Transcribe the full listing exactly, and drop every picture.
-=-=-
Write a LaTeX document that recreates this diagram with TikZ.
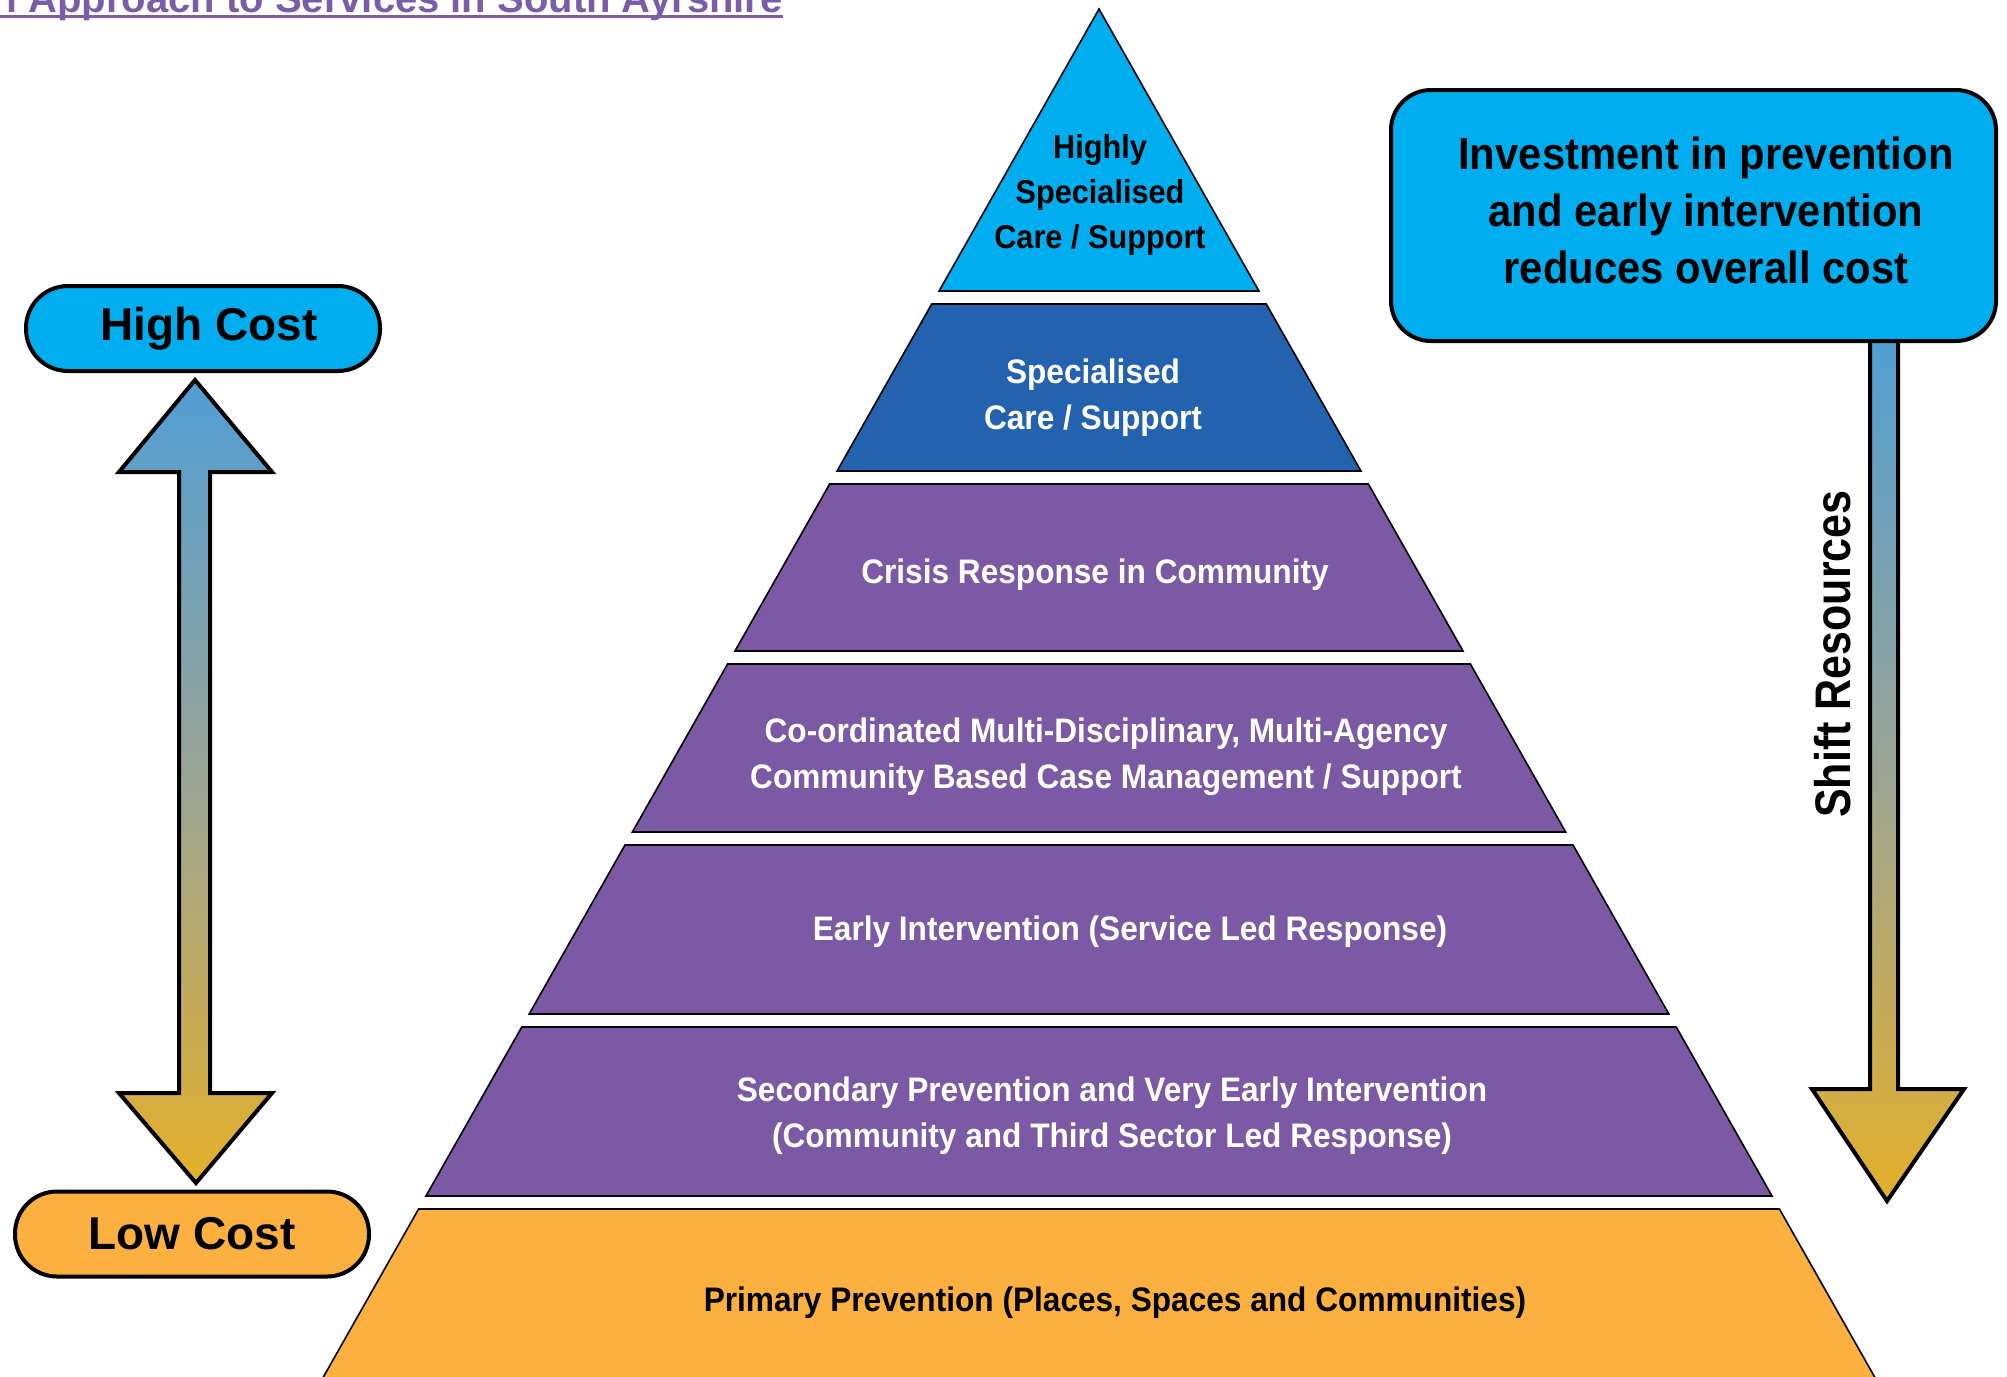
\documentclass[tikz,border=0pt]{standalone}
\usepackage{fontspec}
\setmainfont{Liberation Sans}
\newfontfamily\pyrfont{Liberation Sans}[FakeStretch=0.93]
\newfontfamily\shiftfont{Liberation Sans}[FakeStretch=0.86]
\definecolor{cyanbox}{RGB}{0,174,239}
\definecolor{tierblue}{RGB}{34,98,174}
\definecolor{tierpurple}{RGB}{123,89,164}
\definecolor{tierorange}{RGB}{251,176,64}
\definecolor{titlepurple}{RGB}{123,92,168}
\definecolor{arrowtop}{RGB}{80,158,212}
\definecolor{arrowmid}{RGB}{155,165,150}
\definecolor{arrowbot}{RGB}{228,176,42}
\newcommand{\pyrtier}[3]{%
  \draw[tierline,fill=#3] ({1099-0.567*(#1-9)},#1) -- ({1099+0.567*(#1-9)},#1) -- ({1099+0.567*(#2-9)},#2) -- ({1099-0.567*(#2-9)},#2) -- cycle;}
\begin{document}
\begin{tikzpicture}[x=1pt,y=-1pt,
  tierline/.style={draw=black,line width=1.6pt,line join=miter},
  pyrtext/.style={font=\pyrfont\bfseries\fontsize{34}{46}\selectfont,align=center,inner sep=0pt},
  blockarrow/.style={draw=black,line width=4pt,line join=miter},
  pill/.style={draw=black,line width=4pt,rounded corners=42pt,inner sep=0pt,
    minimum width=354pt,minimum height=85pt,font=\bfseries\fontsize{46}{55}\selectfont}]
\useasboundingbox (0,0) rectangle (2007,1376);
\clip (0,0) rectangle (2007,1376);
\fill[white] (0,0) rectangle (2007,1376);
% title
\node[anchor=base east,inner sep=0pt,text=titlepurple,font=\bfseries\fontsize{40}{48}\selectfont] (title) at (783,12.7) {l Approach to Services in South Ayrshire};
\draw[titlepurple,line width=3.6pt] ([yshift=-3.8pt,xshift=-10pt]title.base west) -- ([yshift=-3.8pt]title.base east);
% pyramid
\draw[tierline,fill=cyanbox] (1099,9) -- ({1099+0.567*282},291) -- ({1099-0.567*282},291) -- cycle;
\pyrtier{304}{471}{tierblue}
\pyrtier{484}{651}{tierpurple}
\pyrtier{664}{832}{tierpurple}
\pyrtier{845}{1014}{tierpurple}
\pyrtier{1027}{1196}{tierpurple}
\pyrtier{1209}{1420}{tierorange}
\node[pyrtext,font=\pyrfont\bfseries\fontsize{33}{45}\selectfont] (t1) at (1100,194.5) {Highly\\Specialised\\Care / Support};
\node[pyrtext,text=white] (t2) at (1093,398) {Specialised\\Care / Support};
\node[pyrtext,text=white] (t3) at (1095,575) {Crisis Response in Community};
\node[pyrtext,text=white] (t4) at (1106,757) {Co-ordinated Multi-Disciplinary, Multi-Agency\\Community Based Case Management / Support};
\node[pyrtext,text=white] (t5) at (1130,932) {Early Intervention (Service Led Response)};
\node[pyrtext,text=white] (t6) at (1112,1116) {Secondary Prevention and Very Early Intervention\\(Community and Third Sector Led Response)};
\node[pyrtext] (t7) at (1115,1303) {Primary Prevention (Places, Spaces and Communities)};
% cost pills and arrow
\node[pill,fill=cyanbox] (high) at (203,328.5) {\hspace{12pt}High Cost};
\node[pill,fill=tierorange] (low) at (192,1234) {Low Cost};
\draw[blockarrow,top color=arrowtop,bottom color=arrowbot,middle color=arrowmid]
  (195,380) -- (272,472) -- (210,472) -- (210,1093) -- (272,1093) -- (196,1183)
  -- (119,1093) -- (179,1093) -- (179,472) -- (119,472) -- cycle;
% shift resources arrow
\draw[blockarrow,top color=arrowtop,bottom color=arrowbot,middle color=arrowmid]
  (1870,330) -- (1898,330) -- (1898,1089) -- (1964,1089) -- (1887,1201)
  -- (1812,1089) -- (1870,1089) -- cycle;
\node[draw=black,line width=4pt,fill=cyanbox,rounded corners=40pt,minimum width=605pt,minimum height=251pt,inner sep=0pt] (invest) at (1693.5,215.5) {};
\node[align=center,inner sep=0pt,font=\pyrfont\bfseries\fontsize{45}{57}\selectfont] (investtext) at (1706,210) {Investment in prevention\\and early intervention\\reduces overall cost};
\node[rotate=90,anchor=base,inner sep=0pt,font=\shiftfont\bfseries\fontsize{50}{60}\selectfont] (shift) at (1850,654) {Shift Resources};
\end{tikzpicture}
\end{document}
-=-=-
● Output:
Write a LaTeX document that recreates this diagram with TikZ.
\documentclass[tikz,border=0pt]{standalone}
\usepackage{fontspec}
\setmainfont{Liberation Sans}
\newfontfamily\pyrfont{Liberation Sans}[FakeStretch=0.93]
\newfontfamily\shiftfont{Liberation Sans}[FakeStretch=0.86]
\definecolor{cyanbox}{RGB}{0,174,239}
\definecolor{tierblue}{RGB}{34,98,174}
\definecolor{tierpurple}{RGB}{123,89,164}
\definecolor{tierorange}{RGB}{251,176,64}
\definecolor{titlepurple}{RGB}{123,92,168}
\definecolor{arrowtop}{RGB}{80,158,212}
\definecolor{arrowmid}{RGB}{155,165,150}
\definecolor{arrowbot}{RGB}{228,176,42}
\newcommand{\pyrtier}[3]{%
  \draw[tierline,fill=#3] ({1099-0.567*(#1-9)},#1) -- ({1099+0.567*(#1-9)},#1) -- ({1099+0.567*(#2-9)},#2) -- ({1099-0.567*(#2-9)},#2) -- cycle;}
\begin{document}
\begin{tikzpicture}[x=1pt,y=-1pt,
  tierline/.style={draw=black,line width=1.6pt,line join=miter},
  pyrtext/.style={font=\pyrfont\bfseries\fontsize{34}{46}\selectfont,align=center,inner sep=0pt},
  blockarrow/.style={draw=black,line width=4pt,line join=miter},
  pill/.style={draw=black,line width=4pt,rounded corners=42pt,inner sep=0pt,
    minimum width=354pt,minimum height=85pt,font=\bfseries\fontsize{46}{55}\selectfont}]
\useasboundingbox (0,0) rectangle (2007,1376);
\clip (0,0) rectangle (2007,1376);
\fill[white] (0,0) rectangle (2007,1376);
% title
\node[anchor=base east,inner sep=0pt,text=titlepurple,font=\bfseries\fontsize{40}{48}\selectfont] (title) at (783,12.7) {l Approach to Services in South Ayrshire};
\draw[titlepurple,line width=3.6pt] ([yshift=-3.8pt,xshift=-10pt]title.base west) -- ([yshift=-3.8pt]title.base east);
% pyramid
\draw[tierline,fill=cyanbox] (1099,9) -- ({1099+0.567*282},291) -- ({1099-0.567*282},291) -- cycle;
\pyrtier{304}{471}{tierblue}
\pyrtier{484}{651}{tierpurple}
\pyrtier{664}{832}{tierpurple}
\pyrtier{845}{1014}{tierpurple}
\pyrtier{1027}{1196}{tierpurple}
\pyrtier{1209}{1420}{tierorange}
\node[pyrtext,font=\pyrfont\bfseries\fontsize{33}{45}\selectfont] (t1) at (1100,194.5) {Highly\\Specialised\\Care / Support};
\node[pyrtext,text=white] (t2) at (1093,398) {Specialised\\Care / Support};
\node[pyrtext,text=white] (t3) at (1095,575) {Crisis Response in Community};
\node[pyrtext,text=white] (t4) at (1106,757) {Co-ordinated Multi-Disciplinary, Multi-Agency\\Community Based Case Management / Support};
\node[pyrtext,text=white] (t5) at (1130,932) {Early Intervention (Service Led Response)};
\node[pyrtext,text=white] (t6) at (1112,1116) {Secondary Prevention and Very Early Intervention\\(Community and Third Sector Led Response)};
\node[pyrtext] (t7) at (1115,1303) {Primary Prevention (Places, Spaces and Communities)};
% cost pills and arrow
\node[pill,fill=cyanbox] (high) at (203,328.5) {\hspace{12pt}High Cost};
\node[pill,fill=tierorange] (low) at (192,1234) {Low Cost};
\draw[blockarrow,top color=arrowtop,bottom color=arrowbot,middle color=arrowmid]
  (195,380) -- (272,472) -- (210,472) -- (210,1093) -- (272,1093) -- (196,1183)
  -- (119,1093) -- (179,1093) -- (179,472) -- (119,472) -- cycle;
% shift resources arrow
\draw[blockarrow,top color=arrowtop,bottom color=arrowbot,middle color=arrowmid]
  (1870,330) -- (1898,330) -- (1898,1089) -- (1964,1089) -- (1887,1201)
  -- (1812,1089) -- (1870,1089) -- cycle;
\node[draw=black,line width=4pt,fill=cyanbox,rounded corners=40pt,minimum width=605pt,minimum height=251pt,inner sep=0pt] (invest) at (1693.5,215.5) {};
\node[align=center,inner sep=0pt,font=\pyrfont\bfseries\fontsize{45}{57}\selectfont] (investtext) at (1706,210) {Investment in prevention\\and early intervention\\reduces overall cost};
\node[rotate=90,anchor=base,inner sep=0pt,font=\shiftfont\bfseries\fontsize{50}{60}\selectfont] (shift) at (1850,654) {Shift Resources};
\end{tikzpicture}
\end{document}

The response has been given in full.